Original author and publication date: Will Douglas Heaven – January 5, 2021
Futurizonte Editor’s Note: You know you are living in interesting times when an avocado armchair is a key element in the future of AI.
From the article:
With GPT-3, OpenAI showed that a single deep-learning model could be trained to use language in a variety of ways simply by throwing it vast amounts of text. It then showed that by swapping text for pixels, the same approach could be used to train an AI to complete half-finished images. GPT-3 mimics how humans use words; Image GPT-3 predicts what we see.
Now OpenAI has put these ideas together and built two new models, called DALL·E and CLIP, that combine language and images in a way that will make AIs better at understanding both words and what they refer to.
“We live in a visual world,” says Ilya Sutskever, chief scientist at OpenAI. “In the long run, you’re going to have models which understand both text and images. AI will be able to understand language better because it can see what words and sentences mean.”
For all GPT-3’s flair, its output can feel untethered from reality, as if it doesn’t know what it’s talking about. That’s because it doesn’t. By grounding text in images, researchers at OpenAI and elsewhere are trying to give language models a better grasp of the everyday concepts that humans use to make sense of things.

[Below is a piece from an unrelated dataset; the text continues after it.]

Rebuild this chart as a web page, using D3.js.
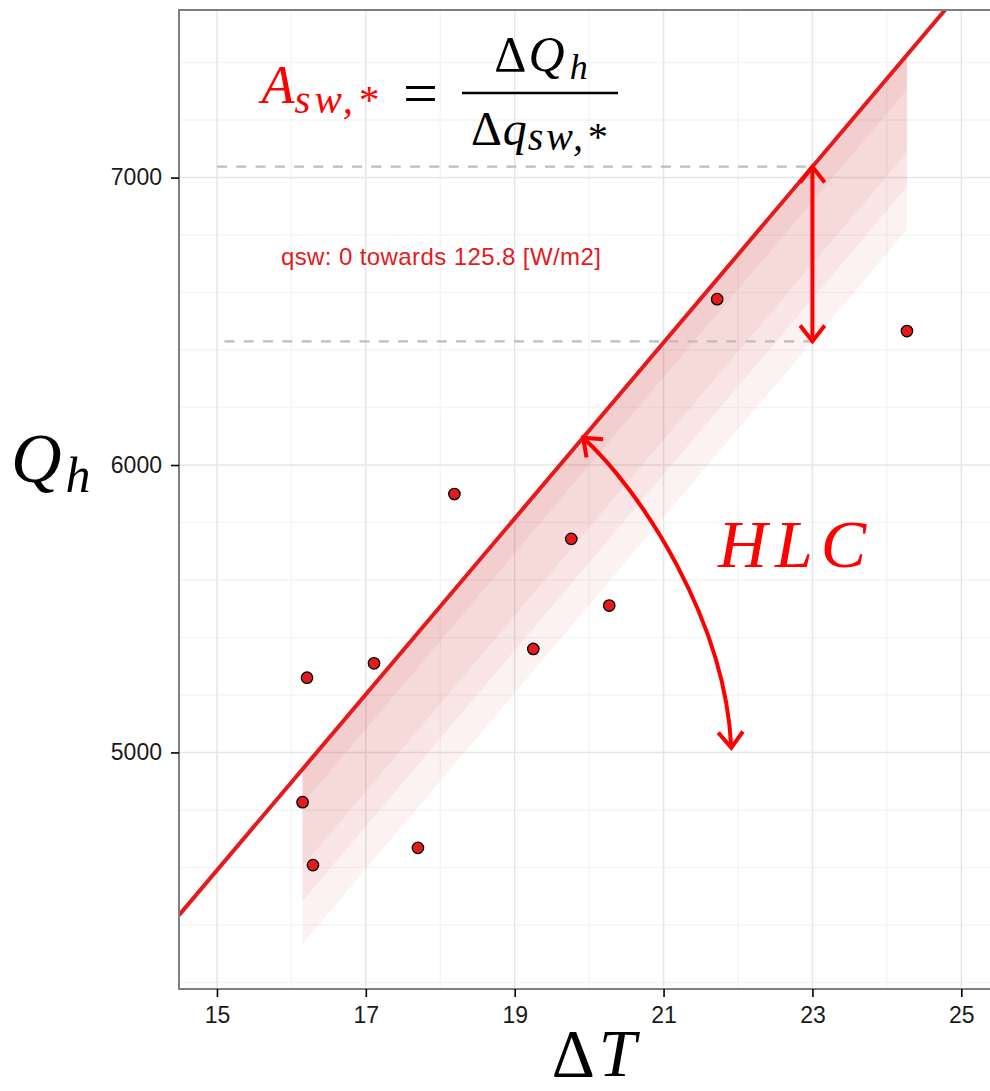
<!DOCTYPE html>
<html lang="en">

<head>
    <meta charset="utf-8">
    <title>HLC</title>
    <script src="https://d3js.org/d3.v7.min.js"></script>
    <style>
        body { margin: 0; background: #fff; }
    </style>
</head>

<body>
    <script type="text/javascript">
        var w = 990;
        var h = 1091;

        // measured points (temperature difference, heating power)
        var dT = [16.21, 17.11, 18.19, 16.15, 16.29, 17.70, 19.25, 19.76, 20.27, 21.72, 24.27];
        var Qh = [5260, 5310, 5899, 4827, 4608, 4668, 5360, 5743, 5511, 6577, 6466];

        // fitted model: Q = hlc * dT + intercept + asw * qsw
        var hlc = 306;
        var intercept = 0;
        var asw = -4.83;
        var qswMax = 125.8;
        var qswSteps = [25, 70, 95, 125.8];

        var xTicks = [15, 17, 19, 21, 23, 25];
        var xMinor = [16, 18, 20, 22, 24];
        var yTicks = [5000, 6000, 7000];
        var yMinor = [4200, 4400, 4600, 4800, 5200, 5400, 5600, 5800, 6200, 6400, 6600, 6800, 7200, 7400];

        // annotation anchors, in data units
        var arcX = [19.92, 20.69, 21.83, 21.91];
        var arcY = [6095, 5913, 5461, 5016];
        var dashStart = [15, 15.1];
        var arrowX = 23;

        var red = "#e41a1c";
        var pure = "#ff0000";

        var x = d3.scaleLinear().domain([14.49, 25.52]).range([179, 1000]);
        var y = d3.scaleLinear().domain([4177, 7583]).range([989, 10]);

        function model(t, q) { return hlc * t + intercept + asw * q; }

        var svg = d3.select("body")
            .append("svg").attr("width", w).attr("height", h);

        svg.append("clipPath").attr("id", "panel")
            .append("rect").attr("x", 179).attr("y", 10).attr("width", 821).attr("height", 979);

        var g = svg.append("g").attr("clip-path", "url(#panel)");

        // grid
        g.selectAll(".xmin").data(xMinor).enter().append("line")
            .attr("x1", d => x(d)).attr("x2", d => x(d)).attr("y1", 10).attr("y2", 989)
            .attr("stroke", "#f5f5f5").attr("stroke-width", 1.5);
        g.selectAll(".ymin").data(yMinor).enter().append("line")
            .attr("y1", d => y(d)).attr("y2", d => y(d)).attr("x1", 179).attr("x2", 1000)
            .attr("stroke", "#f5f5f5").attr("stroke-width", 1.5);
        g.selectAll(".xmaj").data(xTicks).enter().append("line")
            .attr("x1", d => x(d)).attr("x2", d => x(d)).attr("y1", 10).attr("y2", 989)
            .attr("stroke", "#e6e6e6").attr("stroke-width", 1.5);
        g.selectAll(".ymaj").data(yTicks).enter().append("line")
            .attr("y1", d => y(d)).attr("y2", d => y(d)).attr("x1", 179).attr("x2", 1000)
            .attr("stroke", "#e6e6e6").attr("stroke-width", 1.5);

        // ribbons for the solar gains
        var ext = d3.extent(dT);
        qswSteps.forEach(function (q) {
            var area = d3.area()
                .x(d => x(d))
                .y0(d => y(model(d, 0)))
                .y1(d => y(model(d, q)));
            g.append("path").attr("d", area(ext))
                .attr("fill", "#d21f22").attr("fill-opacity", 0.06);
        });

        // dashed reference levels
        [0, qswMax].forEach(function (q, i) {
            g.append("line")
                .attr("x1", x(dashStart[i])).attr("x2", x(arrowX))
                .attr("y1", y(model(arrowX, q))).attr("y2", y(model(arrowX, q)))
                .attr("stroke", "#bdbdbd").attr("stroke-width", 2.2)
                .attr("stroke-dasharray", "10,9.3");
        });

        // regression line
        var xd = x.domain();
        g.append("line")
            .attr("x1", x(xd[0])).attr("y1", y(model(xd[0], 0)))
            .attr("x2", x(xd[1])).attr("y2", y(model(xd[1], 0)))
            .attr("stroke", red).attr("stroke-width", 4);

        // points
        g.selectAll("circle").data(dT).enter().append("circle")
            .attr("cx", d => x(d)).attr("cy", (d, i) => y(Qh[i]))
            .attr("r", 5.7).attr("fill", red).attr("stroke", "#000").attr("stroke-width", 1.3);

        // arrows
        function chevron(tx, ty, bx, by) {
            var a = Math.atan2(by, bx), s = 38 * Math.PI / 180, len = 20;
            var p = d3.path();
            p.moveTo(tx + len * Math.cos(a + s), ty + len * Math.sin(a + s));
            p.lineTo(tx, ty);
            p.lineTo(tx + len * Math.cos(a - s), ty + len * Math.sin(a - s));
            g.append("path").attr("d", p.toString()).attr("fill", "none")
                .attr("stroke", pure).attr("stroke-width", 4);
        }

        var vx = x(arrowX), vy0 = y(model(arrowX, 0)), vy1 = y(model(arrowX, qswMax));
        g.append("line").attr("x1", vx).attr("x2", vx).attr("y1", vy0 + 1).attr("y2", vy1 - 1)
            .attr("stroke", pure).attr("stroke-width", 4);
        chevron(vx, vy0, 0, 1);
        chevron(vx, vy1, 0, -1);

        var ap = arcX.map((d, i) => [x(d), y(arcY[i])]);
        var arc = d3.path();
        arc.moveTo(ap[0][0], ap[0][1]);
        arc.bezierCurveTo(ap[1][0], ap[1][1], ap[2][0], ap[2][1], ap[3][0], ap[3][1]);
        g.append("path").attr("d", arc.toString()).attr("fill", "none")
            .attr("stroke", pure).attr("stroke-width", 4);
        chevron(ap[0][0], ap[0][1], ap[1][0] - ap[0][0], ap[1][1] - ap[0][1]);
        chevron(ap[3][0], ap[3][1], ap[2][0] - ap[3][0], ap[2][1] - ap[3][1]);

        // panel border
        svg.append("rect").attr("x", 179).attr("y", 10).attr("width", 821).attr("height", 979)
            .attr("fill", "none").attr("stroke", "#7f7f7f").attr("stroke-width", 2);

        // axes
        var xAxis = svg.append("g").attr("transform", "translate(0,989)")
            .call(d3.axisBottom(x).tickValues(xTicks).tickFormat(d3.format("d")).tickSize(8).tickPadding(10));
        var yAxis = svg.append("g").attr("transform", "translate(179,0)")
            .call(d3.axisLeft(y).tickValues(yTicks).tickFormat(d3.format("d")).tickSize(8).tickPadding(9));
        [xAxis, yAxis].forEach(function (a) {
            a.select(".domain").remove();
            a.selectAll("line").attr("stroke", "#000").attr("stroke-width", 1.6);
            a.selectAll("text").attr("fill", "#1a1a1a")
                .style("font-family", "'Liberation Sans', Arial, sans-serif").style("font-size", "23px");
        });

        var serif = "'Liberation Serif', 'Times New Roman', serif";

        // axis titles
        var xt = svg.append("text").attr("x", x(20.09)).attr("y", 1076)
            .attr("text-anchor", "middle").attr("letter-spacing", 4)
            .style("font-family", serif).style("font-size", "67px");
        xt.append("tspan").text("\u0394");
        xt.append("tspan").style("font-style", "italic").text("T");

        var yt = svg.append("text").attr("x", 11).attr("y", 482)
            .style("font-family", serif).style("font-size", "70px");
        yt.append("tspan").style("font-style", "italic").text("Q");
        yt.append("tspan").style("font-style", "italic").style("font-size", "50px")
            .attr("dx", 4).attr("dy", 10).text("h");

        // formula
        var fa = svg.append("text").attr("x", x(15.6)).attr("y", y(7259))
            .style("font-family", serif).style("font-size", "54px").attr("fill", pure);
        fa.append("tspan").style("font-style", "italic").text("A");
        fa.append("tspan").style("font-style", "italic").style("font-size", "41px")
            .attr("dy", 10).attr("letter-spacing", 4).text("sw,*");
        svg.append("text").attr("x", x(17.5)).attr("y", y(7221))
            .style("font-family", serif).style("font-size", "62px").text("=");

        var bx = x(19.34), by = y(7294);
        svg.append("line").attr("x1", bx - 78).attr("x2", bx + 78).attr("y1", by).attr("y2", by)
            .attr("stroke", "#000").attr("stroke-width", 2.4);
        var num = svg.append("text").attr("x", bx + 2).attr("y", by - 22).attr("text-anchor", "middle")
            .attr("letter-spacing", 2)
            .style("font-family", serif).style("font-size", "50px");
        num.append("tspan").text("\u0394");
        num.append("tspan").style("font-style", "italic").text("Q");
        num.append("tspan").style("font-style", "italic").style("font-size", "36px")
            .attr("dx", 3).attr("dy", 8).text("h");
        var den = svg.append("text").attr("x", bx).attr("y", by + 52).attr("text-anchor", "middle")
            .attr("letter-spacing", 1)
            .style("font-family", serif).style("font-size", "48px");
        den.append("tspan").text("\u0394");
        den.append("tspan").style("font-style", "italic").text("q");
        den.append("tspan").style("font-style", "italic").style("font-size", "40px")
            .attr("dy", 5).attr("letter-spacing", 3).text("sw,*");

        // labels
        svg.append("text").attr("x", x(15.86)).attr("y", y(6696))
            .attr("fill", red).attr("letter-spacing", 0.4)
            .style("font-family", "'Liberation Sans', Arial, sans-serif")
            .style("font-size", "24px").text("qsw: 0 towards 125.8 [W/m2]");

        svg.append("text").attr("x", x(21.73)).attr("y", y(5645))
            .attr("fill", pure).attr("letter-spacing", 8)
            .style("font-family", serif).style("font-style", "italic").style("font-size", "68px")
            .text("HLC");
    </script>
</body>

</html>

DALL·E and CLIP come at this problem from different directions. At first glance, CLIP (Contrastive Language-Image Pre-training) is yet another image recognition system. Except that it has learned to recognize images not from labeled examples in curated data sets, as most existing models do, but from images and their captions taken from the internet. It learns what’s in an image from a description rather than a one-word label such as “cat” or “banana.”
CLIP is trained by getting it to predict which caption from a random selection of 32,768 is the correct one for a given image. To work this out, CLIP learns to link a wide variety of objects with their names and the words that describe them. This then lets it identify objects in images outside its training set. Most image recognition systems are trained to identify certain types of object, such as faces in surveillance videos or buildings in satellite images. Like GPT-3, CLIP can generalize across tasks without additional training. It is also less likely than other state-of-the-art image recognition models to be led astray by adversarial examples, which have been subtly altered in ways that typically confuse algorithms even though humans might not notice a difference.
Instead of recognizing images, DALL·E (which I’m guessing is a WALL·E/Dali pun) draws them. This model is a smaller version of GPT-3 that has also been trained on text-image pairs taken from the internet. Given a short natural-language caption, such as “a painting of a capybara sitting in a field at sunrise” or “a cross-section view of a walnut,” DALL·E generates lots of images that match it: dozens of capybaras of all shapes and sizes in front of orange and yellow backgrounds; row after row of walnuts (though not all of them in cross-section).